THE PROBLEM | Beginning at the first line of the data, print each line exactly, stopping after the line that contains "const leftYTicks = [90, 140, 190, 240, 290, 340];".

SUPPLIED DATA |

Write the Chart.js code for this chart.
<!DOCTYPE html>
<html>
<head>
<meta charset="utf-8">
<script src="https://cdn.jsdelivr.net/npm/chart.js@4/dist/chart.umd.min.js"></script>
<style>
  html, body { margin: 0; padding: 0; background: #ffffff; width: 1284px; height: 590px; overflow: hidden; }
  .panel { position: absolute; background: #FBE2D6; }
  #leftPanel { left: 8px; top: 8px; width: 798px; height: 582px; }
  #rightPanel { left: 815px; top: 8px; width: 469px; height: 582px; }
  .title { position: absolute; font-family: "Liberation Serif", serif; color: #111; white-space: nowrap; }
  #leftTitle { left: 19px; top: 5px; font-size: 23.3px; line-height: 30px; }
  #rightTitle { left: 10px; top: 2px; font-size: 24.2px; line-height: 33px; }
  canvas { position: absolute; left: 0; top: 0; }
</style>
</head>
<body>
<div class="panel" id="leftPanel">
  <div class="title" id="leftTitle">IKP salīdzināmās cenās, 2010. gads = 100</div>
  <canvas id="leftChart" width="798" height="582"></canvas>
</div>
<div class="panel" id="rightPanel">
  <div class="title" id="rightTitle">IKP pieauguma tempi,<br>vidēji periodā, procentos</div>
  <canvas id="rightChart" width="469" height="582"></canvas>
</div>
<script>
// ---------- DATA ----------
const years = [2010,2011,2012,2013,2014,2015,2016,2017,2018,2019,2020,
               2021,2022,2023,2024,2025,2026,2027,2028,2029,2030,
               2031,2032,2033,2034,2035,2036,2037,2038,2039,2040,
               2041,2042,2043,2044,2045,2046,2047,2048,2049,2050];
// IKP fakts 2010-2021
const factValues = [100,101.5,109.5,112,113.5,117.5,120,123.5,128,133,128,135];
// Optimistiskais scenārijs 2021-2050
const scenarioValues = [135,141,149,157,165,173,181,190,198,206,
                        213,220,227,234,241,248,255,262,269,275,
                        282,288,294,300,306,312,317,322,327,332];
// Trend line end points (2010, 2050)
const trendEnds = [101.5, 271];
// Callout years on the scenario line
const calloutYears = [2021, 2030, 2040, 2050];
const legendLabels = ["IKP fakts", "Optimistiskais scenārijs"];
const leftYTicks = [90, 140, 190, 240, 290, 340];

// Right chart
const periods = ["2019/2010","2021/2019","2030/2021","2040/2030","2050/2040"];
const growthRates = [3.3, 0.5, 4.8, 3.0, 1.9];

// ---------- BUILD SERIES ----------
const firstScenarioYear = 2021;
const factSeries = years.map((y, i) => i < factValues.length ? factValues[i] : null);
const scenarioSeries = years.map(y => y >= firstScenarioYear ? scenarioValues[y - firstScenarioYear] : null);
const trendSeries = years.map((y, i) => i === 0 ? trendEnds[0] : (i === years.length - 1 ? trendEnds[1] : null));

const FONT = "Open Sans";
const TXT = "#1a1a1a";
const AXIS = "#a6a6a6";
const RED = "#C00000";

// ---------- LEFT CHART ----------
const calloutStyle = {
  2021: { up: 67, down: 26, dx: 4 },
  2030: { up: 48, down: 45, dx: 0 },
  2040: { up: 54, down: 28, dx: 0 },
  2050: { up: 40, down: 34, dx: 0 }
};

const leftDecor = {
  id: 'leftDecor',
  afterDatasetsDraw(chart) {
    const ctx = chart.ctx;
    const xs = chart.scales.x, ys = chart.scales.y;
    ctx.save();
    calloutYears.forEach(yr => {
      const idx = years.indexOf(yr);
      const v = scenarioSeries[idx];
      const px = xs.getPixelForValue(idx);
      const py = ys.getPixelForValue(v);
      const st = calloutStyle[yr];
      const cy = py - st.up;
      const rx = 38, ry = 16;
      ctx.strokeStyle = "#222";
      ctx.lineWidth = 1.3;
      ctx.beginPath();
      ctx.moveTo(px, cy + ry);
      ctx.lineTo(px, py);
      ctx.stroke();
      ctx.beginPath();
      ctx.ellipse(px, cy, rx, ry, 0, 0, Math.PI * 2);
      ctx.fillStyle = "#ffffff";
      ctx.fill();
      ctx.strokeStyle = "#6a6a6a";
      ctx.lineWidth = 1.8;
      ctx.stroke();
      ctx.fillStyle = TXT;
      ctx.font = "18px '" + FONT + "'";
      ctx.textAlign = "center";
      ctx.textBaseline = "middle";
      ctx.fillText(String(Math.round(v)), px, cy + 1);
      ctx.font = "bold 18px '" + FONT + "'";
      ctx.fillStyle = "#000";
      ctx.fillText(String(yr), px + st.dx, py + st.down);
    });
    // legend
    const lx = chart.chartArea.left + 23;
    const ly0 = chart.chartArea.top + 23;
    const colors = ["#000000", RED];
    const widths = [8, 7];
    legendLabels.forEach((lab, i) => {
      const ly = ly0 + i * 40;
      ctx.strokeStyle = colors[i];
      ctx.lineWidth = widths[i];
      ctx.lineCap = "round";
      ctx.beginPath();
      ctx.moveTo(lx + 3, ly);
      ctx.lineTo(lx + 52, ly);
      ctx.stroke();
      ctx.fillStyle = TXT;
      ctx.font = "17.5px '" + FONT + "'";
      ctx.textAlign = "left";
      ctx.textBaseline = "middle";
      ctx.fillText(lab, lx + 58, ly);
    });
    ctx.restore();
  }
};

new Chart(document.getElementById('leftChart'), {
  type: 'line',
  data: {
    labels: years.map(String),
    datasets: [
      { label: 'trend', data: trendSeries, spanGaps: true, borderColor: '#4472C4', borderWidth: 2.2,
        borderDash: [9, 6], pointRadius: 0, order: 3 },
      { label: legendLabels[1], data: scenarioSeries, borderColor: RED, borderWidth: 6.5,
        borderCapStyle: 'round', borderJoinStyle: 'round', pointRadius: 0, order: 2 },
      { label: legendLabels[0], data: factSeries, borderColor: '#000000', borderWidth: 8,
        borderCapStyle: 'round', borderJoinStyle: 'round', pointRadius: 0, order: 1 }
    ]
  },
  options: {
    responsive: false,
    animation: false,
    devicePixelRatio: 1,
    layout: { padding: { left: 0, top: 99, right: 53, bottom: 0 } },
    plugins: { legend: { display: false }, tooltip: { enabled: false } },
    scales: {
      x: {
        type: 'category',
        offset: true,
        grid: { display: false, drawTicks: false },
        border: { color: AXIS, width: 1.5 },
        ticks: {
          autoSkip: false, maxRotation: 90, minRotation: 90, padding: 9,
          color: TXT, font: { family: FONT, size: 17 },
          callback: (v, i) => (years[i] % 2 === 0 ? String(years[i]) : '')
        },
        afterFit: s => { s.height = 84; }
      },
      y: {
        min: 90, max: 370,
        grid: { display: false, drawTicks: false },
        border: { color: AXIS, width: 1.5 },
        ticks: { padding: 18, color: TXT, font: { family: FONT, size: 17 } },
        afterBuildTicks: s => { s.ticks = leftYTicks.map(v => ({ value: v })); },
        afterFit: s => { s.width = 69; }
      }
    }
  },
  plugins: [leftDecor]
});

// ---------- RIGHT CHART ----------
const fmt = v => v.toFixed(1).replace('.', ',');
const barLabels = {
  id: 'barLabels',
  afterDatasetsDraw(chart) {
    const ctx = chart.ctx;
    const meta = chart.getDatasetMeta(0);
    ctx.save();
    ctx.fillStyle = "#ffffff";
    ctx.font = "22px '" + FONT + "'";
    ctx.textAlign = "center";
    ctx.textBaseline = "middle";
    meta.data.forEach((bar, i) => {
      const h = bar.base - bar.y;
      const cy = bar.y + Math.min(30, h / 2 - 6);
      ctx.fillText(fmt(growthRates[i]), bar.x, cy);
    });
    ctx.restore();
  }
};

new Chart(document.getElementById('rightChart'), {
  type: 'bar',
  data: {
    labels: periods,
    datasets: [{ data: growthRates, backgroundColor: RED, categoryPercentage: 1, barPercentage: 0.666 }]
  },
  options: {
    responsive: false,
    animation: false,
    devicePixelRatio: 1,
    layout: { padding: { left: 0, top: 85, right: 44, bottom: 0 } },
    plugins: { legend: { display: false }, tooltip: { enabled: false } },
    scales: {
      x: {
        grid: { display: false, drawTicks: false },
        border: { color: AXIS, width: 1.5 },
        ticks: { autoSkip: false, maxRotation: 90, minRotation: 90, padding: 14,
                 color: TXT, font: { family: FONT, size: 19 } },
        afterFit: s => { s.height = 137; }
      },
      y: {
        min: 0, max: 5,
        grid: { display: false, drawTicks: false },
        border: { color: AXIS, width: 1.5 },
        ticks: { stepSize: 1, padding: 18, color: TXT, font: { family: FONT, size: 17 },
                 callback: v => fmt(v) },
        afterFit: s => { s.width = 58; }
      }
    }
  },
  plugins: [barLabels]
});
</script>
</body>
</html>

ANSWER FOR THE TASK |
Write the Chart.js code for this chart.
<!DOCTYPE html>
<html>
<head>
<meta charset="utf-8">
<script src="https://cdn.jsdelivr.net/npm/chart.js@4/dist/chart.umd.min.js"></script>
<style>
  html, body { margin: 0; padding: 0; background: #ffffff; width: 1284px; height: 590px; overflow: hidden; }
  .panel { position: absolute; background: #FBE2D6; }
  #leftPanel { left: 8px; top: 8px; width: 798px; height: 582px; }
  #rightPanel { left: 815px; top: 8px; width: 469px; height: 582px; }
  .title { position: absolute; font-family: "Liberation Serif", serif; color: #111; white-space: nowrap; }
  #leftTitle { left: 19px; top: 5px; font-size: 23.3px; line-height: 30px; }
  #rightTitle { left: 10px; top: 2px; font-size: 24.2px; line-height: 33px; }
  canvas { position: absolute; left: 0; top: 0; }
</style>
</head>
<body>
<div class="panel" id="leftPanel">
  <div class="title" id="leftTitle">IKP salīdzināmās cenās, 2010. gads = 100</div>
  <canvas id="leftChart" width="798" height="582"></canvas>
</div>
<div class="panel" id="rightPanel">
  <div class="title" id="rightTitle">IKP pieauguma tempi,<br>vidēji periodā, procentos</div>
  <canvas id="rightChart" width="469" height="582"></canvas>
</div>
<script>
// ---------- DATA ----------
const years = [2010,2011,2012,2013,2014,2015,2016,2017,2018,2019,2020,
               2021,2022,2023,2024,2025,2026,2027,2028,2029,2030,
               2031,2032,2033,2034,2035,2036,2037,2038,2039,2040,
               2041,2042,2043,2044,2045,2046,2047,2048,2049,2050];
// IKP fakts 2010-2021
const factValues = [100,101.5,109.5,112,113.5,117.5,120,123.5,128,133,128,135];
// Optimistiskais scenārijs 2021-2050
const scenarioValues = [135,141,149,157,165,173,181,190,198,206,
                        213,220,227,234,241,248,255,262,269,275,
                        282,288,294,300,306,312,317,322,327,332];
// Trend line end points (2010, 2050)
const trendEnds = [101.5, 271];
// Callout years on the scenario line
const calloutYears = [2021, 2030, 2040, 2050];
const legendLabels = ["IKP fakts", "Optimistiskais scenārijs"];
const leftYTicks = [90, 140, 190, 240, 290, 340];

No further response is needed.